Alerté, un homme décide alors, contre vents et marées, de sauver l’édifice.
Issu d’une famille d’armateurs, à la tête d’une entreprise de raffinage de
pétrole, Maurice Fenaille, à la fois érudit et mécène, rachète, après des
années de tractations épineuses, le vieux château, en 1908. Jusqu’en 1914,
il mettra au service de la restauration des lieux toute son énergie, sa
fortune et son entregent. Il parvient à racheter les pièces originelles,
tant dans des musées nationaux, comme le buste de Robert de Montal au musée
de Lyon, ou la grande frise et des lucarnes au musée des Arts décoratifs,
que dans des musées internationaux, comme le buste de Jeanne récupéré à
Berlin, ou chez des particuliers, tel le baron Hirsch qui acceptera de céder
la cheminée au cerf. Seules la porte d’honneur, une cheminée et une lucarne
sont des copies, les originales ayant été conservées, l’une au musée de
New-York, l’autre dans la famille Menier-Lebaudy, et la dernière au musée de
Philadelphie.
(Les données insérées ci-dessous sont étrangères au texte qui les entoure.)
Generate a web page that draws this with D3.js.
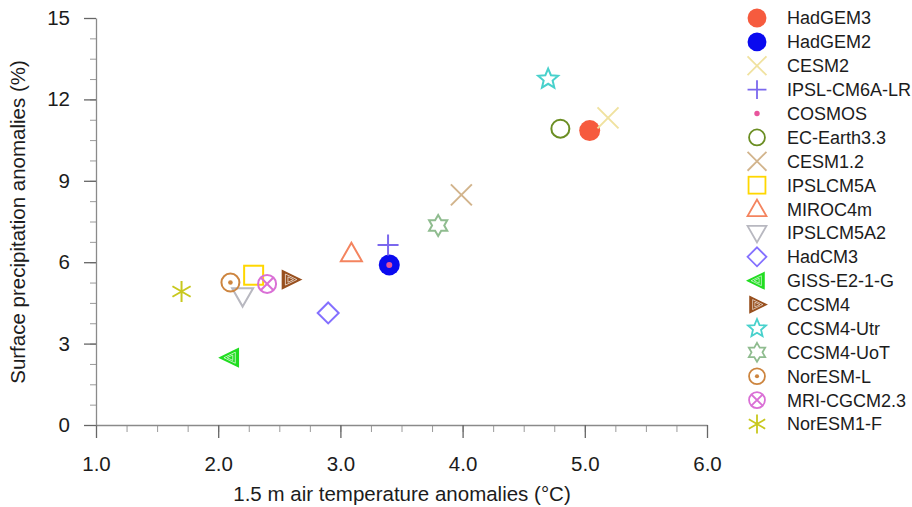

En 1913, le président Raymond Poincaré, accompagné de diverses
personnalités, est reçu dans le château rendu à toute sa beauté. Pendant la
Première Guerre mondiale, la demeure abrite les grands blessés en
convalescence, et durant la guerre de 1939-1945, il sert un temps de refuge
aux princes de Belgique, avant de devenir une sorte d’annexe clandestine
pour les œuvres du musée du Louvre. En remerciement, l’État français
laissera en dépôt une toile de François Clouet: le portrait d'Henri II, que
l’on peut toujours admirer dans la salle des gardes. À la veille de la
Première Guerre, Maurice Fenaille avait fait don à l’État du château, se
réservant pour lui et ses deux filles, l’usufruit de la propriété.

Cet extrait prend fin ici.